Cannes 2009 #5

Kinatay  de Brillante Mendoza

L’un ou l’autre

Compétition officielle

Accueil glacial, il y a deux secondes, pour la première présentation presse du dernier film achevé du prolixe Brillante Mendoza, fierté philippine des sélectionneurs officiels.
Ecrire sur Mendoza sous une bannière empruntée à Raya Martin nécessite au moins un avertissement : les deux ne s’aiment pas. Du moins l’année dernière (le premier présentait Serbis en officielle, le second Now Showing à la Quinzaine), et par journaliste interposé. Mais il ne s’agit pas d’une querelle d’hommes. Les deux font un cinéma radicalement différent. Et radical, chacun à leur manière. Brillante Mendoza avec des films courts et abrupts, des chocs-du-festival comme on l’entend souvent ici, tous tournés de la même manière, sur le vif, en caméra embarquée dans les baskets d’un personnage. Raya Martin, dans des films possiblement fleuves (4h30 l’année dernière) aux parti-pris au moins en partie conceptuels, très attentif à la plastique des images. Des deux, le plus friand d’effets est pourtant sans aucun doute le premier, et ce malgré la manière hyperréaliste qu’il reconduit dans chaque film. Kinatay, sombre histoire d’un châtiment mafieux, est faussement lumineux dans son premier quart d’heure : une jeune recrue de police se marie, suit les cours, encaisse les blagues, etc.
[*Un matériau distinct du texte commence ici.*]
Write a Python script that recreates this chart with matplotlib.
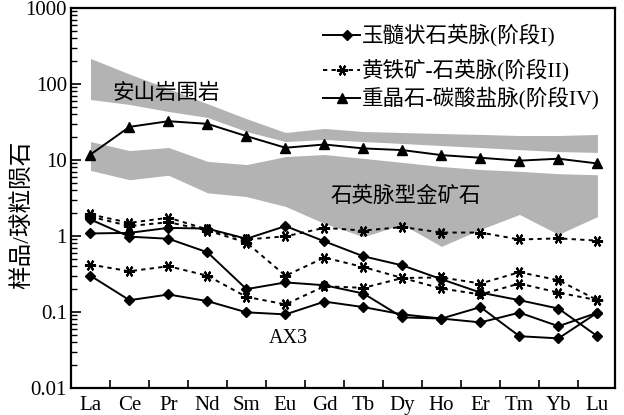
import matplotlib
matplotlib.use("Agg")
import matplotlib.pyplot as plt
from matplotlib.ticker import FixedLocator, NullFormatter, LogLocator
import numpy as np

plt.rcParams['font.family'] = ['Liberation Serif', 'Noto Sans CJK SC', 'DejaVu Sans']

elements = ['La', 'Ce', 'Pr', 'Nd', 'Sm', 'Eu', 'Gd', 'Tb', 'Dy', 'Ho', 'Er', 'Tm', 'Yb', 'Lu']

# Stage I: chalcedony quartz veins (three samples)
stage1_a = [1.08, 1.10, 1.28, 1.25, 0.92, 1.35, 0.85, 0.54, 0.41, 0.27, 0.18, 0.143, 0.111, 0.048]
stage1_b = [1.65, 0.98, 0.92, 0.61, 0.20, 0.245, 0.225, 0.175, 0.085, 0.082, 0.116, 0.048, 0.045, 0.098]
stage1_c = [0.30, 0.143, 0.17, 0.139, 0.099, 0.093, 0.137, 0.116, 0.093, 0.082, 0.073, 0.098, 0.065, 0.098]

# Stage II: pyrite-quartz veins (three samples)
stage2_a = [1.92, 1.49, 1.74, 1.22, 0.90, 0.99, 1.28, 1.18, 1.31, 1.11, 1.11, 0.90, 0.93, 0.87]
stage2_b = [1.80, 1.35, 1.52, 1.18, 0.82, 0.30, 0.52, 0.39, 0.28, 0.285, 0.237, 0.334, 0.262, 0.143]
stage2_c = [0.42, 0.344, 0.40, 0.30, 0.158, 0.126, 0.218, 0.208, 0.28, 0.204, 0.17, 0.237, 0.18, 0.143]

# Stage IV: barite-carbonate vein
stage4 = [11.8, 27.3, 32.4, 29.9, 20.6, 14.5, 16.0, 14.2, 13.5, 11.6, 10.7, 9.8, 10.4, 9.0]

# Envelope of andesite wall rock
andesite_hi = [217, 135, 87, 55, 35, 23, 26, 23.7, 23, 22.3, 21.7, 21, 21, 21.7]
andesite_lo = [62.5, 53.8, 43.5, 36.3, 23.7, 17.5, 18.6, 17.5, 16.5, 15.5, 14.6, 13.7, 12.9, 12.6]

# Envelope of quartz-vein type gold ore
ore_hi = [17.5, 13.3, 14.6, 9.6, 8.7, 11.1, 11.8, 10.5, 9.3, 8.2, 7.5, 7.1, 6.6, 6.4]
ore_lo = [7.3, 5.5, 6.3, 3.7, 3.3, 2.45, 1.46, 0.98, 1.42, 0.73, 1.22, 1.92, 1.05, 1.8]

y_ticks = [0.01, 0.1, 1, 10, 100, 1000]
y_tick_labels = ['0.01', '0.1', '1', '10', '100', '1000']

legend_labels = ['玉髓状石英脉(阶段I)', '黄铁矿-石英脉(阶段II)', '重晶石-碳酸盐脉(阶段IV)']

x = np.arange(len(elements))

fig = plt.figure(figsize=(6.24, 4.15), dpi=100)
ax = fig.add_axes([71 / 624, 1 - 388 / 415, (615 - 71) / 624, (388 - 8) / 415])
ax.set_yscale('log')
ax.set_ylim(0.01, 1000)
ax.set_xlim(-0.5, 13.45)

gray = '#b3b3b3'
ax.fill_between(x, andesite_lo, andesite_hi, color=gray, linewidth=0, zorder=1)
ax.fill_between(x, ore_lo, ore_hi, color=gray, linewidth=0, zorder=1)

solid_kw = dict(color='black', linewidth=1.4, marker='D', markersize=5.5, zorder=3)
dash_kw = dict(color='black', linewidth=1.4, linestyle=(0, (2.2, 2.2)),
               marker=(6, 2, 90), markersize=8, markeredgewidth=1.5, zorder=3)
tri_kw = dict(color='black', linewidth=1.4, marker='^', markersize=7.5, zorder=3)

for s in (stage1_a, stage1_b, stage1_c):
    ax.plot(x, s, **solid_kw)
for s in (stage2_a, stage2_b, stage2_c):
    ax.plot(x, s, **dash_kw)
ax.plot(x, stage4, **tri_kw)

# Axis ticks
ax.set_yticks(y_ticks)
ax.set_yticklabels(y_tick_labels)
ax.yaxis.set_minor_locator(LogLocator(base=10, subs=np.arange(2, 10)))
ax.yaxis.set_minor_formatter(NullFormatter())
ax.tick_params(axis='y', which='major', direction='in', length=7, width=1.2,
               labelsize=15, pad=3)
ax.tick_params(axis='y', which='minor', direction='in', length=4, width=1.0)

ax.set_xticks(x)
ax.set_xticklabels(elements)
ax.xaxis.set_minor_locator(FixedLocator(np.arange(0.5, 13, 1.0)))
ax.tick_params(axis='x', which='major', length=0, labelsize=15, pad=6)
ax.tick_params(axis='x', which='minor', direction='in', length=6, width=1.2)
ax.tick_params(top=False, right=False, which='both')

for sp in ax.spines.values():
    sp.set_linewidth(1.6)


def px(xp, yp):
    """Pixel position inside the figure -> axes fraction."""
    return ((xp - 71) / 544, (388 - yp) / 380)


# Text annotations
ax.text(*px(166, 94), '安山岩围岩', fontsize=15.5, ha='center', va='center',
        transform=ax.transAxes, zorder=4)
ax.text(*px(406, 197), '石英脉型金矿石', fontsize=15.5, ha='center', va='center',
        transform=ax.transAxes, zorder=4)
ax.text(*px(288, 338), 'AX3', fontsize=14.5, ha='center', va='center',
        transform=ax.transAxes, zorder=4)

# Legend drawn as individual rows
rows = [(35, 347, solid_kw), (70, 342, dash_kw), (98, 342, tri_kw)]
for (ry, mx, kw), label in zip(rows, legend_labels):
    x0, y0 = px(323, ry)
    x1, _ = px(360, ry)
    xm, _ = px(mx, ry)
    line_kw = {k: v for k, v in kw.items() if not k.startswith('marker')}
    ax.plot([x0, x1], [y0, y0], transform=ax.transAxes, **line_kw)
    mk = {k: v for k, v in kw.items() if k.startswith('marker')}
    ax.plot([xm], [y0], transform=ax.transAxes, color='black', linestyle='none',
            zorder=5, **mk)
    tx, _ = px(362, ry)
    ax.text(tx, y0, label, fontsize=15.5, ha='left', va='center',
            transform=ax.transAxes, zorder=5)

fig.text(22 / 624, 1 - 215 / 415, '样品/球粒陨石', rotation=90, fontsize=17,
         ha='center', va='center')

fig.savefig('out.png', dpi=100)
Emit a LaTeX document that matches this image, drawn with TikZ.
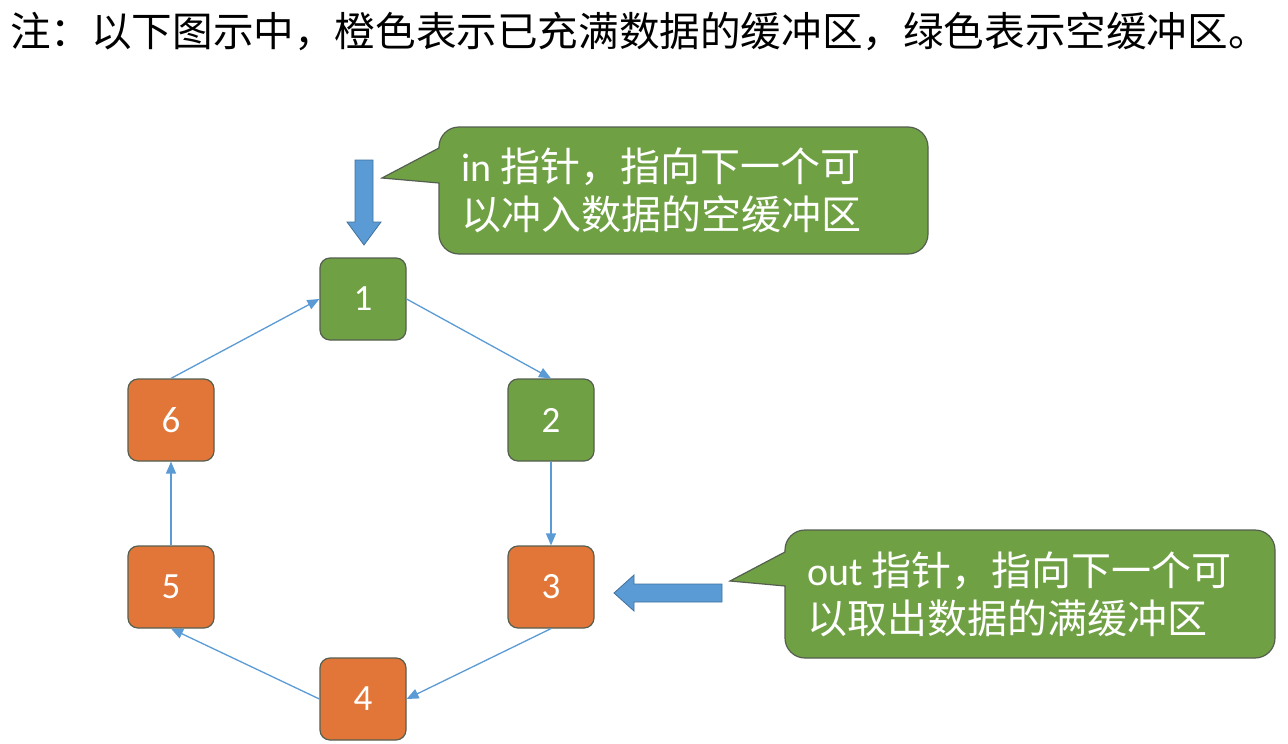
\documentclass[tikz,border=0pt]{standalone}
\usepackage{fontspec}
\setmainfont{Carlito}
\newfontfamily\cjk{Noto Sans CJK SC}
\usetikzlibrary{arrows.meta}
\definecolor{gfill}{RGB}{112,160,68}
\definecolor{ofill}{RGB}{226,118,56}
\definecolor{bline}{RGB}{91,155,213}
\definecolor{bdark}{RGB}{65,113,156}
\definecolor{edge}{RGB}{85,95,80}
\tikzset{
  buf/.style={minimum width=86pt, minimum height=82pt, rounded corners=10pt,
    draw=edge, line width=1.2pt, text=white, inner sep=0pt,
    font=\fontsize{37}{40}\selectfont},
  gbuf/.style={buf, fill=gfill},
  obuf/.style={buf, fill=ofill},
  conn/.style={draw=bline, line width=1.3pt, -{Triangle[length=12pt,width=10pt]}},
  calltext/.style={anchor=west, align=left, text=white, inner sep=0pt,
    font=\fontsize{40}{48}\selectfont},
  callshape/.style={fill=gfill, draw=edge, line width=1.2pt},
  blockarrow/.style={fill=bline, draw=bdark, line width=0.8pt}
}
\begin{document}
\begin{tikzpicture}[x=1pt,y=-1pt]
\useasboundingbox[fill=white] (0,0) rectangle (1288,744);

\node[anchor=west, inner sep=0pt, font=\cjk\fontsize{40.6}{48}\selectfont] (title) at (10,31)
  {注：以下图示中，橙色表示已充满数据的缓冲区，绿色表示空缓冲区。};

% buffers
\node[gbuf] (n1) at (363,299) {1};
\node[gbuf] (n2) at (551,420) {2};
\node[obuf] (n3) at (551,587) {3};
\node[obuf] (n4) at (363,699) {4};
\node[obuf] (n5) at (171,587) {5};
\node[obuf] (n6) at (171,420) {6};

\draw[conn] (n1.east) -- (n2.north);
\draw[conn] (n2.south) -- (n3.north);
\draw[conn] (n3.south) -- (n4.east);
\draw[conn] (n4.west) -- (n5.south);
\draw[conn] (n5.north) -- (n6.south);
\draw[conn] (n6.north) -- (n1.west);

% in callout
\path[callshape] (382,178) -- (439,183) [rounded corners=20pt] -- (439,254) -- (928,254) -- (928,127) -- (439,127) [sharp corners] -- (439,148) -- cycle;
\node[calltext] (intext) at (461,190)
  {in {\cjk 指针，指向下一个可}\\{\cjk 以冲入数据的空缓冲区}};

% out callout
\path[callshape] (730,581) -- (785,586) [rounded corners=20pt] -- (785,658) -- (1275,658) -- (1275,530) -- (785,530) [sharp corners] -- (785,552) -- cycle;
\node[calltext] (outtext) at (807,594)
  {out {\cjk 指针，指向下一个可}\\{\cjk 以取出数据的满缓冲区}};

% block arrows
\path[blockarrow] (355,160) -- (373,160) -- (373,222) -- (381,222) -- (364,245) -- (347,222) -- (355,222) -- cycle;
\path[blockarrow] (722,584) -- (722,602) -- (634,602) -- (634,611) -- (614,593) -- (634,575) -- (634,584) -- cycle;
\end{tikzpicture}
\end{document}
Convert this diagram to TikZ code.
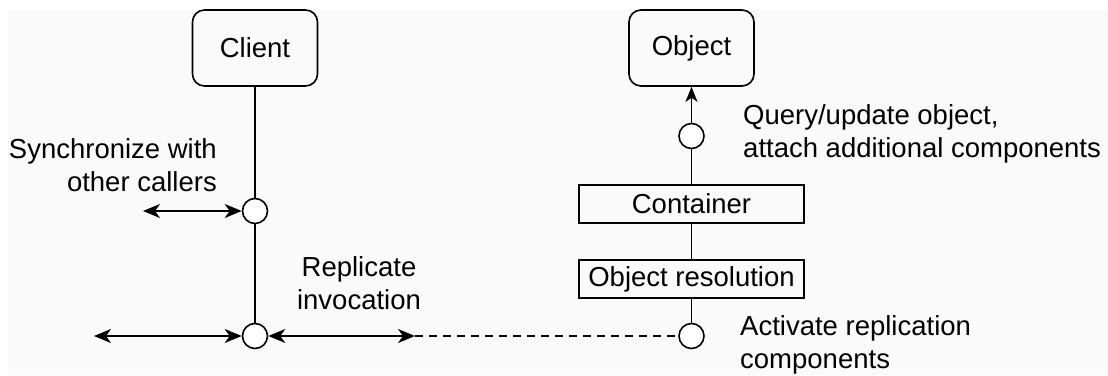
\documentclass[tikz,border=0pt]{standalone}
\usepackage{fontspec}
\setmainfont{Liberation Sans}
\usetikzlibrary{arrows.meta}
\definecolor{bgc}{RGB}{250,250,250}
\begin{document}
\begin{tikzpicture}[x=1pt,y=-1pt,
  every node/.style={font=\fontsize{27.5}{33}\selectfont},
  rbox/.style={draw,line width=1.6pt,rounded corners=12pt,minimum width=125pt,minimum height=76pt,inner sep=0pt},
  sbox/.style={draw,line width=1.6pt,minimum width=225pt,minimum height=38pt,inner sep=0pt},
  port/.style={draw,circle,line width=1.6pt,minimum size=25pt,inner sep=0pt,fill=white},
  lbl/.style={inner sep=0pt},
  conn/.style={line width=1.6pt},
  darr/.style={line width=1.6pt,{Stealth[length=17pt,width=14pt,inset=5pt]}-{Stealth[length=17pt,width=14pt,inset=5pt]}},
  sarr/.style={line width=1.6pt,-{Stealth[length=15pt,width=12pt,inset=4pt]}},
  dline/.style={line width=1.3pt,dash pattern=on 8pt off 6pt}]
\useasboundingbox (0,0) rectangle (1108,375);
\fill[bgc] (8,10) rectangle (1108,375);
% nodes
\node[rbox] (client) at (255,48) {Client};
\node[rbox] (object) at (691.5,48) {Object};
\node[port] (c1) at (255,211) {};
\node[port] (c2) at (255,336) {};
\node[port] (oc1) at (691.5,136) {};
\node[sbox] (cont) at (691.5,204) {Container};
\node[sbox] (ores) at (691.5,279) {Object resolution};
\node[port] (oc2) at (691.5,336) {};
\coordinate (sL) at (143,211);
\coordinate (bL) at (94,336);
\coordinate (rR) at (415,336);
% labels
\node[lbl,align=right,anchor=east] (tsync) at (217,165) {Synchronize with\\other callers};
\node[lbl,align=center] (trep) at (359,283) {Replicate\\invocation};
\node[lbl,align=left,anchor=west] (tquery) at (743,134) {Query/update object,\\attach additional components};
\node[lbl,align=left,anchor=west] (tact) at (740,345) {Activate replication\\components};
% connectors
\draw[conn] (client) -- (c1);
\draw[conn] (c1) -- (c2);
\draw[darr] (sL) -- (c1);
\draw[darr] (bL) -- (c2);
\draw[darr] (c2) -- (rR);
\draw[dline] (rR) -- (oc2);
\draw[sarr] (oc1) -- (object);
\draw[conn] (oc1) -- (cont);
\draw[conn] (cont) -- (ores);
\draw[conn] (ores) -- (oc2);
\end{tikzpicture}
\end{document}
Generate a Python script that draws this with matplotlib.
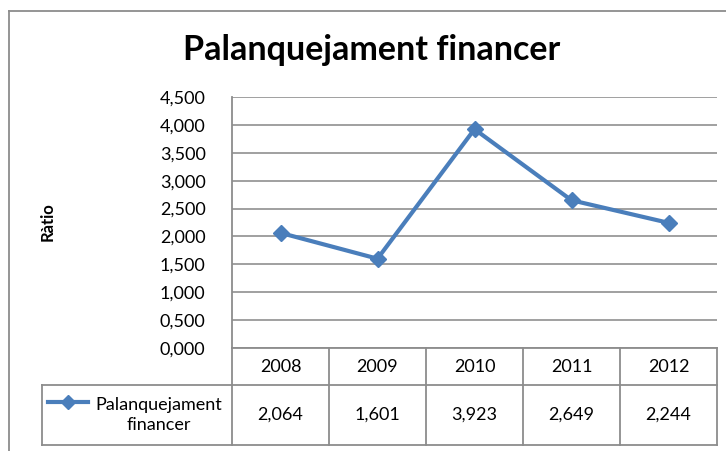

La suite est une descente aux enfers - tabassage en voiture, découpage d’un corps - qui rend le jeune coupable de non-assistance. La fin : brutale, évidemment, d’autant plus sans espoir qu’elle remet le cauchemar dans des problématiques de vie (fermer les yeux devant une boucherie pour continuer à nourrir sa famille ?). Ceux qui voudront prêter l’oreille entendront que tout est vicié quand la police est à ce point corrompue, et verront dans le bonheur initial un pur et simple mensonge. C’est, en bref, une histoire typiquement hollywoodienne traité sur un mode tiers-mondiste. Un film au décor très local mais aux manières complètement world. L’exact opposé de la radicalité de Raya Martin qui emprunte délibérément une esthétique hollywoodienne de film muet ou de bande d’actualité pour rendre les Philippines à un cinéma qui leur est propre (et celui-ci est grand : Ishmael Bernal, Lino Brocka, Mike de Leon...).
Serbis, le précédent Mendoza à Cannes en 2008, avait été très aimé, loué pour des audaces comme le volume poussé de sa bande-son ou l’arlésienne cannoise de la fellation live, sans qu’on puisse attribuer cette fortune critique à autre chose qu’à l’excitation d’accueillir sur les tapis rouges cannois un film un peu punk. Il n’y a aucune raison de traiter autrement Kinatay - mais si vient, demain, le retour de bâton, cela n’aura rien à voir avec la qualité du film, mais avec le dégonflage de cette excitation.